§ TASK OBJECTIVE:
Repeat all of the material below exactly as written, images excluded.

++++++++++

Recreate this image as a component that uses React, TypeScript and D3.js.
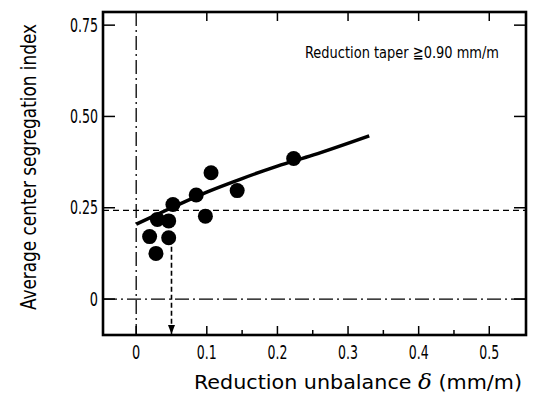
import * as d3 from 'd3';

// measured points (reduction unbalance δ, average center segregation index)
const POINTS_X = [0.106, 0.143, 0.085, 0.052, 0.098, 0.030, 0.046, 0.019, 0.046, 0.028, 0.223];
const POINTS_Y = [0.346, 0.297, 0.285, 0.259, 0.227, 0.218, 0.214, 0.171, 0.168, 0.125, 0.385];

// fitted curve
const FIT_X = [0.0, 0.05, 0.1, 0.15, 0.2, 0.25, 0.33];
const FIT_Y = [0.205, 0.25, 0.293, 0.33, 0.364, 0.394, 0.447];

const X_MAJOR = [0, 0.1, 0.2, 0.3, 0.4, 0.5];
const X_MINOR = [0.05, 0.15, 0.25, 0.35, 0.45];
const X_LABELS = ['0', '0.1', '0.2', '0.3', '0.4', '0.5'];
const Y_MAJOR = [0, 0.25, 0.5, 0.75];
const Y_LABELS = ['0', '0.25', '0.50', '0.75'];

const CRITICAL_Y = 0.243;
const CRITICAL_X = 0.05;

const W = 533;
const H = 400;
const left = 103, right = 526, top = 12, bottom = 335;

const FONT = '"Liberation Sans Narrow", "DejaVu Sans Condensed", "Liberation Sans", sans-serif';

// narrow digits, like the condensed face of the original
const labelWidth = (s: string) => s.replace('.', '').length * 8.2 + (s.includes('.') ? 3.5 : 0);

export default function App() {
  const x = d3.scaleLinear().domain([-0.047, 0.552]).range([left, right]);
  const y = d3.scaleLinear().domain([-0.0985, 0.786]).range([bottom, top]);

  const fit = FIT_X.map((v, i) => [v, FIT_Y[i]] as [number, number]);
  const line = d3
    .line<[number, number]>()
    .x((d) => x(d[0]))
    .y((d) => y(d[1]))
    .curve(d3.curveMonotoneX);

  const arrowX = x(CRITICAL_X);

  return (
    <div style={{ position: 'absolute', left: 0, top: 0 }}>
      <svg width={W} height={H} style={{ display: 'block', background: '#fff' }}>
        {/* reference lines */}
        <line x1={x(0)} x2={x(0)} y1={top} y2={bottom} stroke="#000" strokeWidth={1.3} strokeDasharray="14 4 2 4" />
        <line x1={left} x2={right} y1={y(0)} y2={y(0)} stroke="#000" strokeWidth={1.3} strokeDasharray="14 4 2 4" />
        <line x1={left} x2={right} y1={y(CRITICAL_Y)} y2={y(CRITICAL_Y)} stroke="#000" strokeWidth={1.3} strokeDasharray="6 4" />
        <line x1={arrowX} x2={arrowX} y1={y(0.165)} y2={bottom - 6} stroke="#000" strokeWidth={1.6} strokeDasharray="5 3" />
        <path d={`M${arrowX - 3.5},${bottom - 10} L${arrowX + 3.5},${bottom - 10} L${arrowX},${bottom - 1} Z`} fill="#000" />

        {/* frame */}
        <rect x={left} y={top} width={right - left} height={bottom - top} fill="none" stroke="#000" strokeWidth={2.6} />

        {/* ticks */}
        {X_MAJOR.map((t) => (
          <line key={'xb' + t} x1={x(t)} x2={x(t)} y1={bottom} y2={bottom - 9} stroke="#000" strokeWidth={1.5} />
        ))}
        {X_MINOR.map((t) => (
          <line key={'xm' + t} x1={x(t)} x2={x(t)} y1={bottom} y2={bottom - 5} stroke="#000" strokeWidth={1.5} />
        ))}
        {X_MAJOR.filter((t) => t > 0).map((t) => (
          <line key={'xt' + t} x1={x(t)} x2={x(t)} y1={top} y2={top + 9} stroke="#000" strokeWidth={1.5} />
        ))}
        {Y_MAJOR.map((t) => (
          <g key={'y' + t}>
            <line x1={left} x2={left + 12} y1={y(t)} y2={y(t)} stroke="#000" strokeWidth={1.5} />
            <line x1={right} x2={right - 12} y1={y(t)} y2={y(t)} stroke="#000" strokeWidth={1.5} />
          </g>
        ))}

        {/* tick labels */}
        {X_MAJOR.map((t, i) => (
          <text
            key={'xl' + t}
            x={x(t)}
            y={359}
            textAnchor="middle"
            fontFamily={FONT}
            fontSize={19}
            fill="#000"
            textLength={labelWidth(X_LABELS[i])}
            lengthAdjust="spacingAndGlyphs"
          >
            {X_LABELS[i]}
          </text>
        ))}
        {Y_MAJOR.map((t, i) => (
          <text
            key={'yl' + t}
            x={98}
            y={y(t) + 6.5}
            textAnchor="end"
            fontFamily={FONT}
            fontSize={19}
            fill="#000"
            textLength={labelWidth(Y_LABELS[i])}
            lengthAdjust="spacingAndGlyphs"
          >
            {Y_LABELS[i]}
          </text>
        ))}

        {/* fitted curve */}
        <path d={line(fit) ?? ''} fill="none" stroke="#000" strokeWidth={3.5} />

        {/* data points */}
        {POINTS_X.map((v, i) => (
          <circle key={'p' + i} cx={x(v)} cy={y(POINTS_Y[i])} r={7.5} fill="#000" />
        ))}

        {/* annotation */}
        <text x={305} y={58} fontFamily={FONT} fontSize={16.5} fill="#000" textLength={194} lengthAdjust="spacingAndGlyphs">
          Reduction taper ≧0.90 mm/m
        </text>

        {/* axis titles */}
        <g transform={`translate(36,${167}) rotate(-90) scale(0.8,1)`}>
          <text
            x={0}
            y={0}
            textAnchor="middle"
            fontFamily={FONT}
            fontSize={22}
            fill="#000"
            textLength={286 / 0.8}
            lengthAdjust="spacingAndGlyphs"
          >
            Average center segregation index
          </text>
        </g>
        <text x={194} y={389} fontFamily={FONT} fontSize={19.5} fill="#000" textLength={328} lengthAdjust="spacingAndGlyphs">
          Reduction unbalance <tspan fontStyle="italic" fontFamily="'DejaVu Serif', serif">δ</tspan> (mm/m)
        </text>
      </svg>
    </div>
  );
}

++++++++++

§ RESPONSE TO THE EXERCISE:
Recreate this image as a component that uses React, TypeScript and D3.js.
import * as d3 from 'd3';

// measured points (reduction unbalance δ, average center segregation index)
const POINTS_X = [0.106, 0.143, 0.085, 0.052, 0.098, 0.030, 0.046, 0.019, 0.046, 0.028, 0.223];
const POINTS_Y = [0.346, 0.297, 0.285, 0.259, 0.227, 0.218, 0.214, 0.171, 0.168, 0.125, 0.385];

// fitted curve
const FIT_X = [0.0, 0.05, 0.1, 0.15, 0.2, 0.25, 0.33];
const FIT_Y = [0.205, 0.25, 0.293, 0.33, 0.364, 0.394, 0.447];

const X_MAJOR = [0, 0.1, 0.2, 0.3, 0.4, 0.5];
const X_MINOR = [0.05, 0.15, 0.25, 0.35, 0.45];
const X_LABELS = ['0', '0.1', '0.2', '0.3', '0.4', '0.5'];
const Y_MAJOR = [0, 0.25, 0.5, 0.75];
const Y_LABELS = ['0', '0.25', '0.50', '0.75'];

const CRITICAL_Y = 0.243;
const CRITICAL_X = 0.05;

const W = 533;
const H = 400;
const left = 103, right = 526, top = 12, bottom = 335;

const FONT = '"Liberation Sans Narrow", "DejaVu Sans Condensed", "Liberation Sans", sans-serif';

// narrow digits, like the condensed face of the original
const labelWidth = (s: string) => s.replace('.', '').length * 8.2 + (s.includes('.') ? 3.5 : 0);

export default function App() {
  const x = d3.scaleLinear().domain([-0.047, 0.552]).range([left, right]);
  const y = d3.scaleLinear().domain([-0.0985, 0.786]).range([bottom, top]);

  const fit = FIT_X.map((v, i) => [v, FIT_Y[i]] as [number, number]);
  const line = d3
    .line<[number, number]>()
    .x((d) => x(d[0]))
    .y((d) => y(d[1]))
    .curve(d3.curveMonotoneX);

  const arrowX = x(CRITICAL_X);

  return (
    <div style={{ position: 'absolute', left: 0, top: 0 }}>
      <svg width={W} height={H} style={{ display: 'block', background: '#fff' }}>
        {/* reference lines */}
        <line x1={x(0)} x2={x(0)} y1={top} y2={bottom} stroke="#000" strokeWidth={1.3} strokeDasharray="14 4 2 4" />
        <line x1={left} x2={right} y1={y(0)} y2={y(0)} stroke="#000" strokeWidth={1.3} strokeDasharray="14 4 2 4" />
        <line x1={left} x2={right} y1={y(CRITICAL_Y)} y2={y(CRITICAL_Y)} stroke="#000" strokeWidth={1.3} strokeDasharray="6 4" />
        <line x1={arrowX} x2={arrowX} y1={y(0.165)} y2={bottom - 6} stroke="#000" strokeWidth={1.6} strokeDasharray="5 3" />
        <path d={`M${arrowX - 3.5},${bottom - 10} L${arrowX + 3.5},${bottom - 10} L${arrowX},${bottom - 1} Z`} fill="#000" />

        {/* frame */}
        <rect x={left} y={top} width={right - left} height={bottom - top} fill="none" stroke="#000" strokeWidth={2.6} />

        {/* ticks */}
        {X_MAJOR.map((t) => (
          <line key={'xb' + t} x1={x(t)} x2={x(t)} y1={bottom} y2={bottom - 9} stroke="#000" strokeWidth={1.5} />
        ))}
        {X_MINOR.map((t) => (
          <line key={'xm' + t} x1={x(t)} x2={x(t)} y1={bottom} y2={bottom - 5} stroke="#000" strokeWidth={1.5} />
        ))}
        {X_MAJOR.filter((t) => t > 0).map((t) => (
          <line key={'xt' + t} x1={x(t)} x2={x(t)} y1={top} y2={top + 9} stroke="#000" strokeWidth={1.5} />
        ))}
        {Y_MAJOR.map((t) => (
          <g key={'y' + t}>
            <line x1={left} x2={left + 12} y1={y(t)} y2={y(t)} stroke="#000" strokeWidth={1.5} />
            <line x1={right} x2={right - 12} y1={y(t)} y2={y(t)} stroke="#000" strokeWidth={1.5} />
          </g>
        ))}

        {/* tick labels */}
        {X_MAJOR.map((t, i) => (
          <text
            key={'xl' + t}
            x={x(t)}
            y={359}
            textAnchor="middle"
            fontFamily={FONT}
            fontSize={19}
            fill="#000"
            textLength={labelWidth(X_LABELS[i])}
            lengthAdjust="spacingAndGlyphs"
          >
            {X_LABELS[i]}
          </text>
        ))}
        {Y_MAJOR.map((t, i) => (
          <text
            key={'yl' + t}
            x={98}
            y={y(t) + 6.5}
            textAnchor="end"
            fontFamily={FONT}
            fontSize={19}
            fill="#000"
            textLength={labelWidth(Y_LABELS[i])}
            lengthAdjust="spacingAndGlyphs"
          >
            {Y_LABELS[i]}
          </text>
        ))}

        {/* fitted curve */}
        <path d={line(fit) ?? ''} fill="none" stroke="#000" strokeWidth={3.5} />

        {/* data points */}
        {POINTS_X.map((v, i) => (
          <circle key={'p' + i} cx={x(v)} cy={y(POINTS_Y[i])} r={7.5} fill="#000" />
        ))}

        {/* annotation */}
        <text x={305} y={58} fontFamily={FONT} fontSize={16.5} fill="#000" textLength={194} lengthAdjust="spacingAndGlyphs">
          Reduction taper ≧0.90 mm/m
        </text>

        {/* axis titles */}
        <g transform={`translate(36,${167}) rotate(-90) scale(0.8,1)`}>
          <text
            x={0}
            y={0}
            textAnchor="middle"
            fontFamily={FONT}
            fontSize={22}
            fill="#000"
            textLength={286 / 0.8}
            lengthAdjust="spacingAndGlyphs"
          >
            Average center segregation index
          </text>
        </g>
        <text x={194} y={389} fontFamily={FONT} fontSize={19.5} fill="#000" textLength={328} lengthAdjust="spacingAndGlyphs">
          Reduction unbalance <tspan fontStyle="italic" fontFamily="'DejaVu Serif', serif">δ</tspan> (mm/m)
        </text>
      </svg>
    </div>
  );
}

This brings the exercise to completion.